Steering Language Model Refusal with Sparse Autoencoders
This addresses the challenge of safely deploying language models while maintaining their capabilities, though the work reveals fundamental limitations in current steering approaches.
The researchers tackled the problem of making language models refuse unsafe prompts without degrading performance by steering model activations using sparse autoencoders at inference time, finding that while this approach improved robustness against jailbreak attempts, it systematically degraded performance across multiple benchmark tasks even on safe inputs.

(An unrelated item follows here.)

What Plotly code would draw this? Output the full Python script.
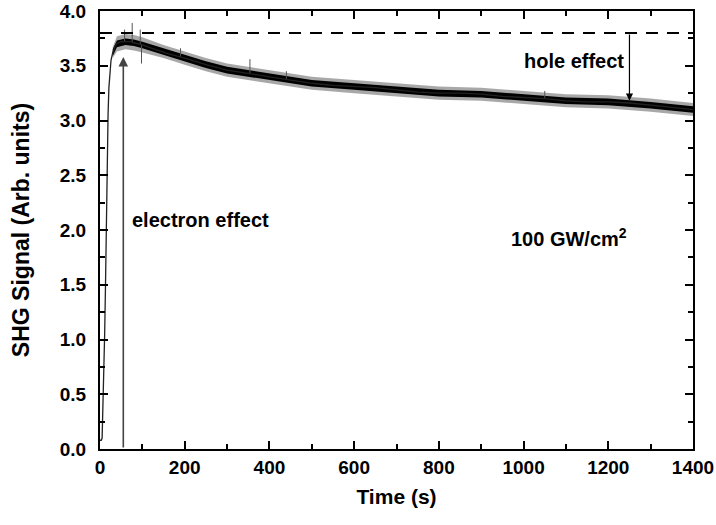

Responsible deployment of language models requires mechanisms for refusing unsafe prompts while preserving model performance. While most approaches modify model weights through additional training, we explore an alternative: steering model activations at inference time via amplifying sparse autoencoder (SAE) features that mediate refusal. This work uncovers a fundamental tension between SAE steering-based safety improvements and general model capabilities. While feature steering successfully improves robustness against both single-turn and challenging multi-turn jailbreak attempts, we discover that this comes at a previously underexplored cost -- systematic degradation of performance across multiple benchmark tasks, even on safe inputs with no apparent connection to refusal behavior. This suggests that features mediating refusal may be more deeply entangled with general language model capabilities than previously understood. Our findings reveal important open questions about the nature of safety-relevant features in language models and the feasibility of isolating them for targeted intervention. While SAE-based steering shows promise as a flexible approach to enhancing language model safety, our results highlight the critical need to understand and address the mechanisms behind these capability tradeoffs before such techniques can be practically deployed.